Impact this is the language of contact, violence. An appeal to physics. (Because it sounds so concrete, the word is systematically misused by bullshit artists in business, politics.)

Influence is the language of hydraulics, magnetism. Fluid/flow/confluence/fluency. Also an appeal to physics, but the source of the energy could be farther away. (This might be seen as weak or wishy-washy language, since is often cleverly used to imply direct causality where there is none.)

Effect derives from ex-facere = to do/make, and suggests a result with some finality, clarity. (Again, it's a term that's been systematically misused to do an end run around making an argument about how something causes something, to begin by discussing the thing that happens as an outcome.)

You can mostly go down the list like this. Consequence like effect, a term implying certainty, logic. Con =with + sequence.

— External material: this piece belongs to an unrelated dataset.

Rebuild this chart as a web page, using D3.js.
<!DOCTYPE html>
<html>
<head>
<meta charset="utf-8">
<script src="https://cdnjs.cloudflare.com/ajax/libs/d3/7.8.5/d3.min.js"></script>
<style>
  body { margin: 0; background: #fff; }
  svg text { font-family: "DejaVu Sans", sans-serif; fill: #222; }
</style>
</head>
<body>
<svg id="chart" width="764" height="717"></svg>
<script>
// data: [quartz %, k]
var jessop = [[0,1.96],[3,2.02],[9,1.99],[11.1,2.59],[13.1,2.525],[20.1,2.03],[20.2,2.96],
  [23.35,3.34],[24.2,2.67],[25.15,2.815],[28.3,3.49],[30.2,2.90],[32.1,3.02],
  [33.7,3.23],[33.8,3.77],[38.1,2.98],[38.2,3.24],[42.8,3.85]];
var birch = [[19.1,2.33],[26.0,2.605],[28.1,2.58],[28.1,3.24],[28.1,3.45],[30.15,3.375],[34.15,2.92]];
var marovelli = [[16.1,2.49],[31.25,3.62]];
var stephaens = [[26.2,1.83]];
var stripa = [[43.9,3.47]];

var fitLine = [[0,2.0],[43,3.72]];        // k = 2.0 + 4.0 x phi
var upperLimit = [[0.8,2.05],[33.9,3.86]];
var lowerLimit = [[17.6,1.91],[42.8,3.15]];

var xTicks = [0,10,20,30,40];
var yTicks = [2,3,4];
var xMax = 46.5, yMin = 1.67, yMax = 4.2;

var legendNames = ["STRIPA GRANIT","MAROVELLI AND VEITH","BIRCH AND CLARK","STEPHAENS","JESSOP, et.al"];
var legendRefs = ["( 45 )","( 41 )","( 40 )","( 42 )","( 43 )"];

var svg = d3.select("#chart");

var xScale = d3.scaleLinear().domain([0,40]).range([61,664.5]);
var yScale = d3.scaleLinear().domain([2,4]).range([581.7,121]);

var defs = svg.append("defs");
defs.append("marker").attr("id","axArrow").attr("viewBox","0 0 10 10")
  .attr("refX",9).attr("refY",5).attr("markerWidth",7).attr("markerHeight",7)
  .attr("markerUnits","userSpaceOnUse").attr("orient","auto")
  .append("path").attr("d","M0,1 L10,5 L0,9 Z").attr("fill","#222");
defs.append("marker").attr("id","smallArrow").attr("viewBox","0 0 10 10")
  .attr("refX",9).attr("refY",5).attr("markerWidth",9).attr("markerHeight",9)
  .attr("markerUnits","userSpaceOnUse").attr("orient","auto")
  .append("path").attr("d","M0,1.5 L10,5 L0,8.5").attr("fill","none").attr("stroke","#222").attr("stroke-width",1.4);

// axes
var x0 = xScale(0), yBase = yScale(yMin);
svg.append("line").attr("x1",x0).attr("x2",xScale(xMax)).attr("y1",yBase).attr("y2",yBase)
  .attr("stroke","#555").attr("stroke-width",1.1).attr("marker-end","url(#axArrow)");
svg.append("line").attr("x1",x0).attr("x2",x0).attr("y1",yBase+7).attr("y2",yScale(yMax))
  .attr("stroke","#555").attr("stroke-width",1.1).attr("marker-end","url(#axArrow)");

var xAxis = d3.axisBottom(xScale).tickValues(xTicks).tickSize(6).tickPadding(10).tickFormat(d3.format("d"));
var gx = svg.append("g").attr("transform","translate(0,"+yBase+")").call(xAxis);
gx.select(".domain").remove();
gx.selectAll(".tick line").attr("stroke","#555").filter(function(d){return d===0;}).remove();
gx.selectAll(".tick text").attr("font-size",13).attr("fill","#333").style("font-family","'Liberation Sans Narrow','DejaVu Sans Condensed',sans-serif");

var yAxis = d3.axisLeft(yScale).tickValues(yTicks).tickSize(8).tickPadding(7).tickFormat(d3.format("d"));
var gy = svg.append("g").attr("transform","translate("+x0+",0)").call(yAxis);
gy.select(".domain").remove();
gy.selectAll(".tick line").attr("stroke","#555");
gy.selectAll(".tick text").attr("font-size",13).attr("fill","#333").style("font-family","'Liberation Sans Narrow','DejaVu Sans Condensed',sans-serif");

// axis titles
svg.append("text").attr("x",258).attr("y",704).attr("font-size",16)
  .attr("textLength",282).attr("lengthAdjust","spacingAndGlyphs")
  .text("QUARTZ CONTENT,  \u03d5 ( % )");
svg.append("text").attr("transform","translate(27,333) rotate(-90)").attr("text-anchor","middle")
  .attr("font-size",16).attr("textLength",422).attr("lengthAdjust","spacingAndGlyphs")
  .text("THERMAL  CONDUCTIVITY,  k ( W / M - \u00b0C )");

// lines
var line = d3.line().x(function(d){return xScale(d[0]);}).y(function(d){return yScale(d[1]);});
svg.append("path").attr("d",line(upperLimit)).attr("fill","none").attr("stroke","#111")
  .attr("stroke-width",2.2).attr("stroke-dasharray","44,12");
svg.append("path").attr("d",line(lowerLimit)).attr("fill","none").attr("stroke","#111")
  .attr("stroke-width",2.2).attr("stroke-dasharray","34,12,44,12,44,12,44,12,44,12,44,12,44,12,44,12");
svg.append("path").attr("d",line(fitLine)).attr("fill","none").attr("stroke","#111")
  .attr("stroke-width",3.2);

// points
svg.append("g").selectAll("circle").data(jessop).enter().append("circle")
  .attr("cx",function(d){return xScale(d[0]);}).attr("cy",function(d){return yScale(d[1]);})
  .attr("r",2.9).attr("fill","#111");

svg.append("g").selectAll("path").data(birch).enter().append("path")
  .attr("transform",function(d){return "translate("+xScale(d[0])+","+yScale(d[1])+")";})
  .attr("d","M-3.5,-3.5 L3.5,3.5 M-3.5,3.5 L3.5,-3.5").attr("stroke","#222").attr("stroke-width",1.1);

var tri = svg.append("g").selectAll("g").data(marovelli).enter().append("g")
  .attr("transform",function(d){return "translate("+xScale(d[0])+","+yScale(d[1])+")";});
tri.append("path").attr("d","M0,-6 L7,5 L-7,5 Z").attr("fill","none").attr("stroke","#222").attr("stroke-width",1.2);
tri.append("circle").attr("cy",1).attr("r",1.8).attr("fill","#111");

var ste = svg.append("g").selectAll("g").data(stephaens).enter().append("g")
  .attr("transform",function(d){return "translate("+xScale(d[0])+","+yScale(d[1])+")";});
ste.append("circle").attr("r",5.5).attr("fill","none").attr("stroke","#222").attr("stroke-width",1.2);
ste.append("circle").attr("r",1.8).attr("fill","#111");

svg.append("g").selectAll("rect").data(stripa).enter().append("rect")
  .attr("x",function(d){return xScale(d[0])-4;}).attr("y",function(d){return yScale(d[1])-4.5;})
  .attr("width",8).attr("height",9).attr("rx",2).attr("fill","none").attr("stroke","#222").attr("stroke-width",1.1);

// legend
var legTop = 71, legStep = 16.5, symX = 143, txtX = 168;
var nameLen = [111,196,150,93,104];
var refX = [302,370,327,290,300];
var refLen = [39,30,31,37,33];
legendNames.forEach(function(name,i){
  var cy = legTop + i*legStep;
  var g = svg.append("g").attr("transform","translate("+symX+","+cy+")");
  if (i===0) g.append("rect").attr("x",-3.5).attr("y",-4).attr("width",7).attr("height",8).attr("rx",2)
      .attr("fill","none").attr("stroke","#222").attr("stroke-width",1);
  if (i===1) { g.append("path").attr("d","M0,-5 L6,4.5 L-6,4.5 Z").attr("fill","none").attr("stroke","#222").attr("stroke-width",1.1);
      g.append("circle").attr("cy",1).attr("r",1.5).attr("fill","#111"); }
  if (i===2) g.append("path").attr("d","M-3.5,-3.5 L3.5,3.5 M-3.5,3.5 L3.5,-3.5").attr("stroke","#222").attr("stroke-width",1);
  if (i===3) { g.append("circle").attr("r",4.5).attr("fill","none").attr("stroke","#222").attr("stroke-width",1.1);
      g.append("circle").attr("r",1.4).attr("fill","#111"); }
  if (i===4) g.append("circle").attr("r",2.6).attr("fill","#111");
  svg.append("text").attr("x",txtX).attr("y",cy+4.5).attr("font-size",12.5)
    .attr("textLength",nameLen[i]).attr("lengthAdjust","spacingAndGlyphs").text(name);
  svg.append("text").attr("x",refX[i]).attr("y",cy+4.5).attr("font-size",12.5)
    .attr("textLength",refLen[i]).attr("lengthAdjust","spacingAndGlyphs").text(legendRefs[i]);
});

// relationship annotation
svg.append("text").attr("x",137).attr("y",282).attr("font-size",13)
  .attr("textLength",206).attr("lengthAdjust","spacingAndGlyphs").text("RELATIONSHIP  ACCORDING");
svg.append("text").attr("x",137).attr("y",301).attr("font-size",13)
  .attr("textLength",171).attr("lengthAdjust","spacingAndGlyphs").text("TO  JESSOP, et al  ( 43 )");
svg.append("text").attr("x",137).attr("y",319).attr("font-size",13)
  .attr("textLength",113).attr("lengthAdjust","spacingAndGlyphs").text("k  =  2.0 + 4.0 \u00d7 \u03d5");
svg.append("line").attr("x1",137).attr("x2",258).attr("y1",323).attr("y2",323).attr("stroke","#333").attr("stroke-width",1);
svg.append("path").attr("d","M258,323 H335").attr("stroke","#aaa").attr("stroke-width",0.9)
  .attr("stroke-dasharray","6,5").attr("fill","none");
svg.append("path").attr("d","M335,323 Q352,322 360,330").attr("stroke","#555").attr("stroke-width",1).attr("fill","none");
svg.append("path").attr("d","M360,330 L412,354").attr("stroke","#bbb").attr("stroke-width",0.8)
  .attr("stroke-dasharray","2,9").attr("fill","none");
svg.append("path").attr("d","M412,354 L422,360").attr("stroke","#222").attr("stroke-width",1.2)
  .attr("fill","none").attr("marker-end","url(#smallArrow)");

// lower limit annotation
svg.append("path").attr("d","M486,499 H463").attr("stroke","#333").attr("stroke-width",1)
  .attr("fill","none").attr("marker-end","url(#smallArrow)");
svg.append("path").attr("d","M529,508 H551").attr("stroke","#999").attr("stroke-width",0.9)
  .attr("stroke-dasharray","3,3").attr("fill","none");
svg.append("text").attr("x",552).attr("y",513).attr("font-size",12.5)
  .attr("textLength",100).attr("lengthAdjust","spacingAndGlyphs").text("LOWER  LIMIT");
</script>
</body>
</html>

Repercussion from French "to hit back". Thrust (same thing).

Good, exact words for concrete matters will always be used by those who don't have a good or exact, or concrete point to make, and end up sounding meaningless.

This is not really a concern in the academy or for the media if you want to sound smart. But if want to make sure you're thinking and writing clearly, or if you are not writing for our luminary intellectual classes, you should make your case with your case, and open the door to pathos gently, using understatements, rather than synonyms for doom and ruin.

Some examples of understatements:

"Houston, we have a problem." -- Apollo 13 to Mission Control.

"It’s a scratch, just a scratch." -- Mercucio, Act I, Romeo & Juliet

"I'm just going outside..." -- Lawrence Oates

That sort of thing. Aesthetics are of course subjective, but in my opinion you'll get more mileage out of a term like painful, or worrisome or troubling.

This is a long way of saying they're all fine, and don't overthink this if it's for school.